Thanksgiving on the Road: How Construction Crews Celebrate When They Can’t Be Home
Thanksgiving is one of the hardest holidays for traveling construction crews. While most families gather around the table, a lot of crews are in another state, living out of a rental, pushing through deadlines, or covering essential infrastructure work that can’t stop.
And if you’ve ever spent a holiday on the road, you know the truth: Thanksgiving hits differently when you’re away from home. But it also creates an opportunity to show leadership in a way crews actually
feel. Not with speeches, but with comfort, care, and small things that make a long day a little easier.
This is what Thanksgiving really looks like for crews on the road… and what actually makes a difference.
The Reality of Holiday Work in Construction
Some industries shut down for the week. Construction isn’t one of them. A lot of crews work through Thanksgiving because:
- Projects face end-of-year deadlines
- Critical infrastructure can’t pause
- Emergency repair teams run 24/7 no matter the holiday
- Travel and move-in schedules don’t always line up perfectly with the calendar
For a crew member, that means Thanksgiving often happens in a rental house, a shared space, or a hotel room hundreds of miles from family. Morale can dip fast, especially if housing is cramped, noisy, or uncomfortable.
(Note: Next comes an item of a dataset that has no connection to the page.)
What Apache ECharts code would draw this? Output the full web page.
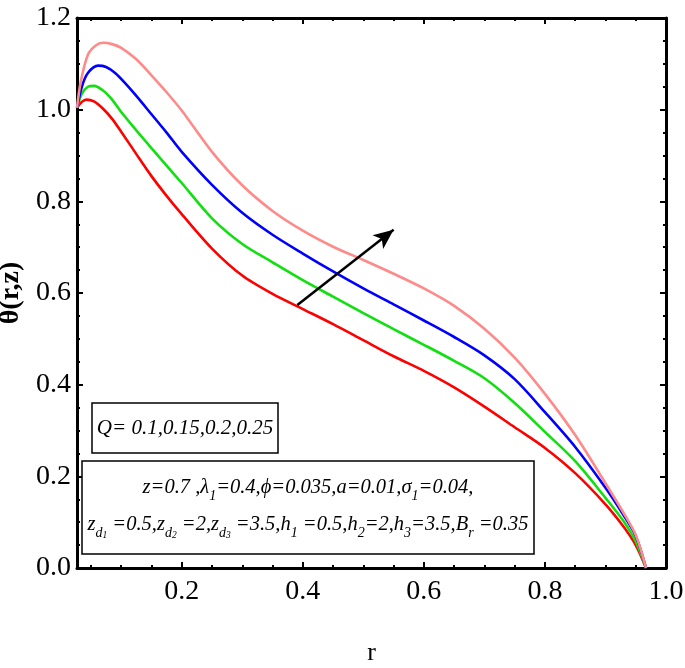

What Crews Say Helps the Most
When you read comments, Reddit threads, and Facebook groups where traveling crews talk about holidays on the road, the same things come up again and again. Not “big celebrations,” but small comforts that make the day bearable:
- A kitchen where they can make a real meal: Not a microwave. Not fast food. An actual kitchen where crew members can cook something that smells like home.
- A comfortable place to decompress:
If the couches are cracked vinyl and the chairs wobble, it doesn’t feel like a holiday, it feels like another night in temporary housing.
- Private rooms and real sleep:
Nobody wants to spend Thanksgiving exhausted, especially in a noisy shared hotel room.
- Reliable Wi-Fi for calls with family:
Half of Thanksgiving is just being able to talk to the people you miss.
- A space that feels “home-ish,” even briefly:
Crews don’t need perfection. They just need enough comfort to not feel like they’re celebrating in a worksite.
What Great PMs Do During Thanksgiving Week
Some PMs treat Thanksgiving like any other week. The great ones don’t.
Across the country, construction companies show holiday care in ways that go a long way:
1. Ordering a Thanksgiving meal for the crew
Turkeys delivered to the house. A local restaurant catered. Grocery gift cards for a shopping run. It doesn’t have to be fancy, it just has to be thoughtful.
2. Building in flexibility when possible
A slower start the next day. A slightly shorter workday. A trade-off for a longer weekend later.
3. Making sure housing isn’t a morale-killer
Nothing ruins a holiday like a dirty unit, broken heat, or a mid-stay move.
4. Adding small surprises
Snacks, desserts, games, or even a simple note. Crews remember these things.
5. Checking in personally
A text, a call, or a quick stop-in means more than most leaders realize. Because in construction, leadership isn’t just about schedule and safety, it’s about the people who make the work possible.
How Housing Impacts Thanksgiving Morale
Holiday stress and bad housing don’t mix. When crews spend Thanksgiving in:
- a cramped hotel room,
- a cold RV,
- a noisy motel, or
- a last-minute rental that wasn’t vetted…
…the emotional dip hits harder. It affects everything, mood, motivation, energy, and even safety the next day.
On the flip side, proper housing changes the entire week:
- A real kitchen turns Thanksgiving into a shared meal
- Private bedrooms give everyone breathing room
- A clean, safe home reduces stress
- A comfortable living area becomes a gathering space
- A stable booking means no mid-week chaos
Good housing doesn’t just “check a box.” It preserves morale when crews need it most.
How Hard Hat Housing Supports Crews During Holiday Weeks
Hard Hat Housing homes are designed with long stays in mind, including holiday weeks when crews feel the distance from home more than usual.
Here’s what makes the difference:
- Full kitchens for real Thanksgiving meals
- Private bedrooms so everyone gets proper rest
- Living rooms built for downtime, not bare-bones setups
- No mid-stay surprises — no cancellations, no moves
- Wi-Fi that actually works, so calling family isn’t a struggle
We make sure crews have a comfortable place to spend the holiday, and PMs don’t spend Thanksgiving dealing with housing chaos. It’s the kind of support that matters on the days when people feel it most.
Thanksgiving on the road will never feel exactly like home. But with the right housing, the right leadership, and a little bit of care, it can still feel like a day worth remembering, not a day crews try to forget.